Let me be the poet that lives
inside you, in the Earthy void
where now subconscious dreams
wait out late night corn field bonfires
and the strong thick jaw lines
of cute, dumb-eyed farm and frat
boys with their shovel-built muscles
and tattered and creased-brim ball caps.
Cast the repetition and thrust
of their hot beer breath from you.
Come, read the stories in the stars
with me and find your song
in the silent power of the soil
on your worn shoes and grass
that stains your jeaned knees.
America has poured her history
into you in hope you'll embrace it,
in hope you'll see the poetry in the dust
kicked up by herds of wild horses, in the thick
heat of summer air and in the irony
of snow-covered black moonless nights.
Let your awkward notes slip
into the lazy country sky
until they become the wink of stars
offering dreams to the empty prairie.


Annual Toads

I was seven and named mine Gus.

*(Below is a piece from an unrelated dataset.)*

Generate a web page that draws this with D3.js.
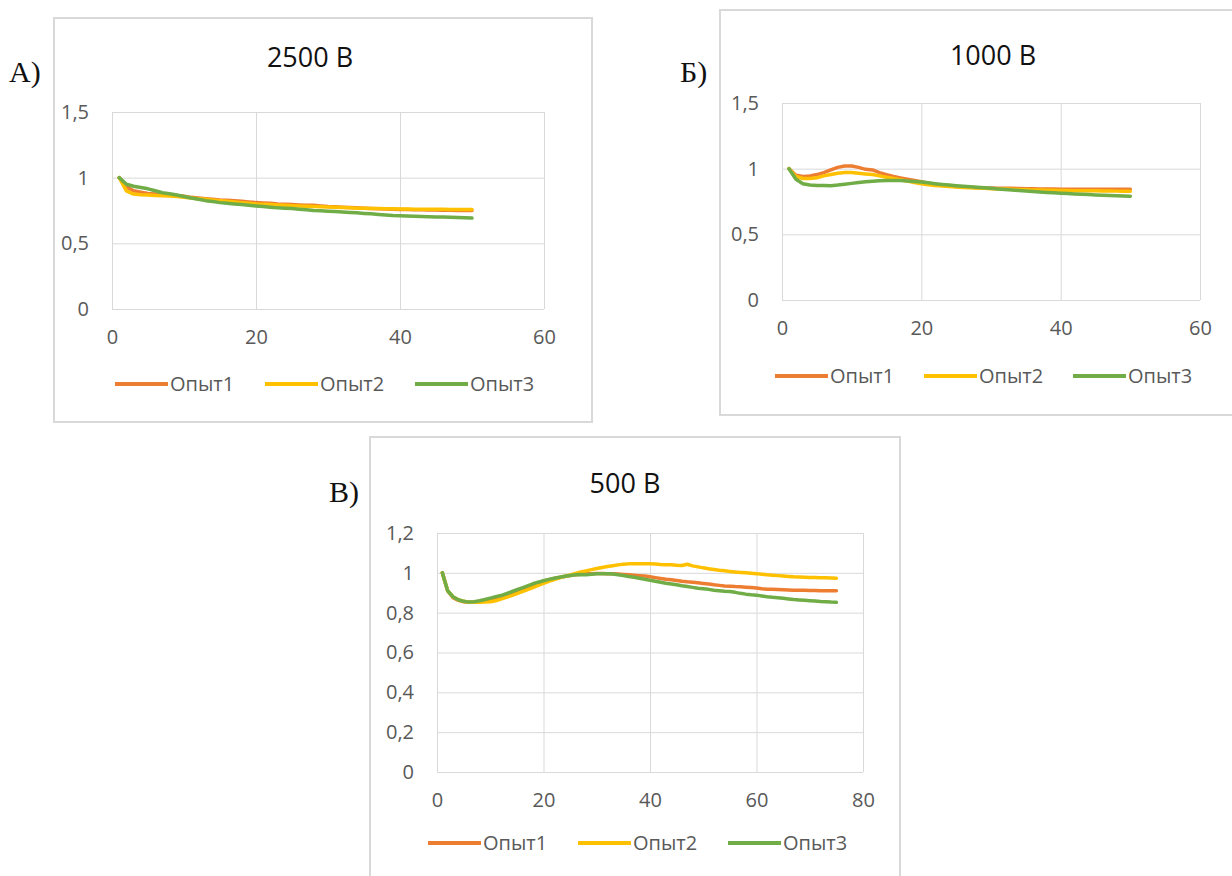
<!DOCTYPE html>
<html>
<head>
<meta charset="utf-8">
<script src="https://cdn.jsdelivr.net/npm/d3@7"></script>
<style>
  body { margin: 0; background: #fff; }
  text { font-family: "Open Sans", "Noto Sans", sans-serif; }
</style>
</head>
<body>
<div id="vis-canvas"></div>
<script>
const outerWidth = 1232;
const outerHeight = 876;

const seriesNames = ["Опыт1", "Опыт2", "Опыт3"];
const seriesColors = ["#ED7D31", "#FFC000", "#70AD47"];

// ** 2500 B, x = 1..50
const a_opyt1 = [1, 0.93, 0.90, 0.89, 0.88, 0.875, 0.87, 0.868, 0.865, 0.858,
  0.85, 0.845, 0.84, 0.835, 0.83, 0.828, 0.825, 0.82, 0.815, 0.81,
  0.808, 0.805, 0.80, 0.797, 0.795, 0.792, 0.79, 0.79, 0.785, 0.78,
  0.778, 0.775, 0.772, 0.77, 0.768, 0.766, 0.764, 0.762, 0.76, 0.758,
  0.757, 0.756, 0.755, 0.754, 0.753, 0.752, 0.751, 0.75, 0.75, 0.75];
const a_opyt2 = [1, 0.90, 0.875, 0.87, 0.868, 0.865, 0.862, 0.86, 0.856, 0.851,
  0.845, 0.84, 0.835, 0.83, 0.825, 0.82, 0.815, 0.81, 0.805, 0.80,
  0.798, 0.795, 0.792, 0.79, 0.787, 0.784, 0.782, 0.78, 0.778, 0.776,
  0.774, 0.772, 0.77, 0.768, 0.767, 0.766, 0.765, 0.764, 0.763, 0.762,
  0.761, 0.76, 0.76, 0.76, 0.759, 0.759, 0.758, 0.758, 0.757, 0.757];
const a_opyt3 = [1, 0.95, 0.935, 0.925, 0.915, 0.9, 0.885, 0.878, 0.868, 0.857,
  0.845, 0.835, 0.825, 0.818, 0.81, 0.805, 0.80, 0.795, 0.79, 0.785,
  0.78, 0.775, 0.77, 0.768, 0.765, 0.76, 0.755, 0.75, 0.748, 0.745,
  0.742, 0.738, 0.735, 0.732, 0.728, 0.725, 0.72, 0.716, 0.712, 0.71,
  0.708, 0.706, 0.704, 0.702, 0.70, 0.70, 0.698, 0.696, 0.694, 0.692];

// ** 1000 B, x = 1..50
const b_opyt1 = [1, 0.95, 0.94, 0.945, 0.955, 0.97, 0.99, 1.01, 1.02, 1.02,
  1.01, 0.995, 0.99, 0.97, 0.955, 0.94, 0.93, 0.92, 0.91, 0.90,
  0.89, 0.88, 0.875, 0.87, 0.865, 0.86, 0.858, 0.855, 0.853, 0.852,
  0.851, 0.85, 0.85, 0.849, 0.848, 0.847, 0.846, 0.845, 0.845, 0.844,
  0.844, 0.844, 0.844, 0.844, 0.844, 0.844, 0.844, 0.844, 0.844, 0.844];
const b_opyt2 = [1, 0.94, 0.925, 0.925, 0.93, 0.945, 0.955, 0.965, 0.97, 0.97,
  0.965, 0.96, 0.955, 0.945, 0.935, 0.925, 0.915, 0.905, 0.895, 0.885,
  0.878, 0.872, 0.868, 0.864, 0.86, 0.857, 0.854, 0.852, 0.85, 0.848,
  0.846, 0.845, 0.843, 0.841, 0.84, 0.838, 0.837, 0.836, 0.835, 0.834,
  0.833, 0.832, 0.832, 0.831, 0.831, 0.83, 0.83, 0.829, 0.829, 0.828];
const b_opyt3 = [1, 0.92, 0.885, 0.875, 0.872, 0.872, 0.87, 0.875, 0.882, 0.888,
  0.895, 0.90, 0.905, 0.908, 0.91, 0.91, 0.91, 0.907, 0.903, 0.898,
  0.892, 0.886, 0.88, 0.875, 0.87, 0.866, 0.862, 0.858, 0.854, 0.85,
  0.846, 0.842, 0.838, 0.834, 0.83, 0.826, 0.822, 0.819, 0.816, 0.813,
  0.81, 0.808, 0.806, 0.803, 0.80, 0.798, 0.796, 0.794, 0.792, 0.79];

// ** 500 B, x = 1..75
const c_opyt1 = [1, 0.91, 0.875, 0.862, 0.855, 0.852, 0.853, 0.857, 0.862, 0.868,
  0.875, 0.882, 0.89, 0.90, 0.91, 0.92, 0.93, 0.94, 0.95, 0.958,
  0.965, 0.972, 0.977, 0.982, 0.986, 0.99, 0.993, 0.995, 0.996, 0.997,
  0.997, 0.996, 0.995, 0.994, 0.992, 0.99, 0.988, 0.986, 0.984, 0.98,
  0.976, 0.972, 0.968, 0.965, 0.962, 0.958, 0.955, 0.953, 0.95, 0.947,
  0.944, 0.94, 0.937, 0.934, 0.933, 0.931, 0.93, 0.928, 0.926, 0.924,
  0.92, 0.918, 0.917, 0.916, 0.915, 0.914, 0.913, 0.912, 0.912, 0.911,
  0.911, 0.91, 0.91, 0.91, 0.91];
const c_opyt2 = [1, 0.91, 0.88, 0.865, 0.857, 0.853, 0.852, 0.852, 0.853, 0.855,
  0.86, 0.868, 0.877, 0.886, 0.896, 0.906, 0.916, 0.926, 0.937, 0.947,
  0.957, 0.966, 0.975, 0.983, 0.99, 0.997, 1.004, 1.01, 1.016, 1.022,
  1.027, 1.032, 1.036, 1.04, 1.043, 1.045, 1.046, 1.046, 1.046, 1.045,
  1.044, 1.042, 1.041, 1.04, 1.038, 1.037, 1.043, 1.035, 1.03, 1.025,
  1.021, 1.017, 1.013, 1.01, 1.007, 1.004, 1.002, 1.0, 0.998, 0.996,
  0.993, 0.99, 0.988, 0.986, 0.984, 0.982, 0.98, 0.979, 0.978, 0.977,
  0.976, 0.975, 0.975, 0.974, 0.973];
const c_opyt3 = [1, 0.91, 0.88, 0.865, 0.857, 0.853, 0.855, 0.86, 0.866, 0.873,
  0.88, 0.886, 0.895, 0.905, 0.915, 0.925, 0.935, 0.945, 0.953, 0.96,
  0.967, 0.973, 0.978, 0.983, 0.987, 0.99, 0.992, 0.99, 0.993, 0.995,
  0.996, 0.995, 0.994, 0.99, 0.987, 0.982, 0.978, 0.973, 0.968, 0.963,
  0.958, 0.953, 0.948, 0.944, 0.94, 0.935, 0.931, 0.927, 0.923, 0.92,
  0.917, 0.913, 0.91, 0.907, 0.906, 0.902, 0.897, 0.893, 0.89, 0.888,
  0.884, 0.88, 0.877, 0.875, 0.872, 0.869, 0.866, 0.864, 0.862, 0.86,
  0.858, 0.856, 0.855, 0.853, 0.852];

const xTicks60 = [0, 20, 40, 60];
const xTicks80 = [0, 20, 40, 60, 80];
const yTicks15 = [0, 0.5, 1, 1.5];
const yTicks12 = [0, 0.2, 0.4, 0.6, 0.8, 1, 1.2];

const panels = [
  { label: "А)", title: "2500 В", series: [a_opyt1, a_opyt2, a_opyt3],
    xTicks: xTicks60, yTicks: yTicks15,
    box: {x: 54, y: 18, w: 538, h: 404},
    plot: {left: 112, right: 544, top: 112, bottom: 309},
    titlePos: [310, 67], labelPos: [9, 82], legend: {x: 115, y: 384, step: 150} },
  { label: "Б)", title: "1000 В", series: [b_opyt1, b_opyt2, b_opyt3],
    xTicks: xTicks60, yTicks: yTicks15,
    box: {x: 720, y: 10, w: 530, h: 405},
    plot: {left: 782, right: 1200, top: 103, bottom: 300},
    titlePos: [993, 65], labelPos: [680, 82], legend: {x: 775, y: 376, step: 149} },
  { label: "В)", title: "500 В", series: [c_opyt1, c_opyt2, c_opyt3],
    xTicks: xTicks80, yTicks: yTicks12,
    box: {x: 370, y: 437, w: 530, h: 460},
    plot: {left: 437, right: 863, top: 533, bottom: 772},
    titlePos: [625, 493], labelPos: [329, 502], legend: {x: 428, y: 843, step: 150} }
];

const ruLocale = d3.formatLocale({decimal: ",", thousands: " ", grouping: [3], currency: ["", ""]});
const fmt = ruLocale.format("~g");

const svg = d3.select("#vis-canvas").append("svg")
    .attr("width", outerWidth)
    .attr("height", outerHeight);

svg.append("rect").attr("width", outerWidth).attr("height", outerHeight).attr("fill", "#fff");

panels.forEach(p => {
    const g = svg.append("g");

    g.append("rect")
        .attr("x", p.box.x).attr("y", p.box.y)
        .attr("width", p.box.w).attr("height", p.box.h)
        .attr("fill", "#fff")
        .attr("stroke", "#d9d9d9")
        .attr("stroke-width", 2);

    const x = d3.scaleLinear()
        .domain(d3.extent(p.xTicks))
        .range([p.plot.left, p.plot.right]);
    const y = d3.scaleLinear()
        .domain(d3.extent(p.yTicks))
        .range([p.plot.bottom, p.plot.top]);
    const w = p.plot.right - p.plot.left;
    const h = p.plot.bottom - p.plot.top;

    // horizontal gridlines + y labels
    const yAxis = g.append("g")
        .attr("transform", `translate(${p.plot.left},0)`)
        .call(d3.axisLeft(y).tickValues(p.yTicks).tickFormat(fmt)
              .tickSize(-w).tickPadding(23));
    // vertical gridlines + x labels
    const xAxis = g.append("g")
        .attr("transform", `translate(0,${p.plot.bottom})`)
        .call(d3.axisBottom(x).tickValues(p.xTicks).tickFormat(fmt)
              .tickSize(-h).tickPadding(21));

    [yAxis, xAxis].forEach(ax => {
        ax.select(".domain").remove();
        ax.selectAll("line").attr("stroke", "#d9d9d9").attr("stroke-width", 1);
        ax.selectAll("text")
            .attr("fill", "#595959")
            .style("font-size", "20px")
            .style("font-family", '"Open Sans", sans-serif');
    });

    const line = d3.line()
        .x((d, i) => x(i + 1))
        .y(d => y(d));

    p.series.forEach((s, k) => {
        g.append("path")
            .datum(s)
            .attr("fill", "none")
            .attr("stroke", seriesColors[k])
            .attr("stroke-width", 3.5)
            .attr("stroke-linejoin", "round")
            .attr("stroke-linecap", "round")
            .attr("d", line);
    });

    g.append("text")
        .attr("x", p.titlePos[0]).attr("y", p.titlePos[1])
        .attr("text-anchor", "middle")
        .attr("fill", "#111")
        .style("font-size", "27px")
        .text(p.title);

    g.append("text")
        .attr("x", p.labelPos[0]).attr("y", p.labelPos[1])
        .attr("fill", "#111")
        .style("font-family", '"Liberation Serif", serif')
        .style("font-size", "30px")
        .text(p.label);

    const leg = g.append("g")
        .selectAll("g")
        .data(seriesNames)
        .join("g")
        .attr("transform", (d, i) => `translate(${p.legend.x + i * p.legend.step},${p.legend.y})`);
    leg.append("line")
        .attr("x1", 0).attr("x2", 53)
        .attr("stroke", (d, i) => seriesColors[i])
        .attr("stroke-width", 4);
    leg.append("text")
        .attr("x", 55).attr("dy", "0.35em")
        .attr("fill", "#595959")
        .style("font-size", "20px")
        .text(d => d);
});
</script>
</body>
</html>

We'd caught toads
in a murky old creek about a mile from my house,
my brother said it ran straight into Lake Erie. I wanted
to train that toad and take him to school with me.
On the playground he would do tricks, the other kids
would want one too, they'd call me Toad Man.
We'd even make cover of the yearbook. But,
after two days all he'd done was pee on my hand.
I didn't have any idea what to feed him, so my brother
and I decided to release them in the sandbox. We set
them down and they hopped away. I stepped back
into a thicket of milkweed. Under my bare foot I felt
a rubbery squish. We rushed him to the ER of our garage.
I disassembled an old matchbox car and removed the rear axle.
Derek made the cart and the toad died when we strapped
it to him with a twist-tie from a bread bag. We buried him in a ratty
washcloth that summer, right underneath the Tulips
in the flowerbed. That was the first time I heard the term 'annual'.
Tulips were perennials, Gus was a perennial, and Derek
said that he and I were perennials too. I didn't always believe
him though. That creek might have run into Lake Erie,
then into the ocean, and all the way to China.


Wearing your Heart on your Ankles

I like to wear mismatched socks,
use them as a private metaphor
for my most concealed secrets.

There’s an excitement in knowing
what others don’t,
even if you’ve designed it that way.

But, sometimes in public –
say sitting at the mall or on a sidewalk bench –
I’ll stretch one leg first and nudge the cuff
of my jeans so my white ankle shows,
then switch and unveil the black,
roll my foot, parade it a little
like a mute devil on my shoulder.

Then I wait to see who noticed.

I rarely get a response, unless some man
pushing a stroller trips over my foot.

Isn’t there something jarring
about the holiness of babies
that uncoils guilt? A guilt like
only a son can feel for the love
of his mother.

Am I some bizarre brother
of that pastor on the evening news
spreading the wings of his trench coat
in the seam of the freeway?

(He told the police he’d rather
feel the wind fondle him
than let the confused teenage girls
kneel at his private pulpit …
and after all, he wasn’t Catholic …)

I watched the news that night
with my mother. She used the word grotesque.
I said jealousy and a man’s primal urge
to see his name in the paper were excusable sins.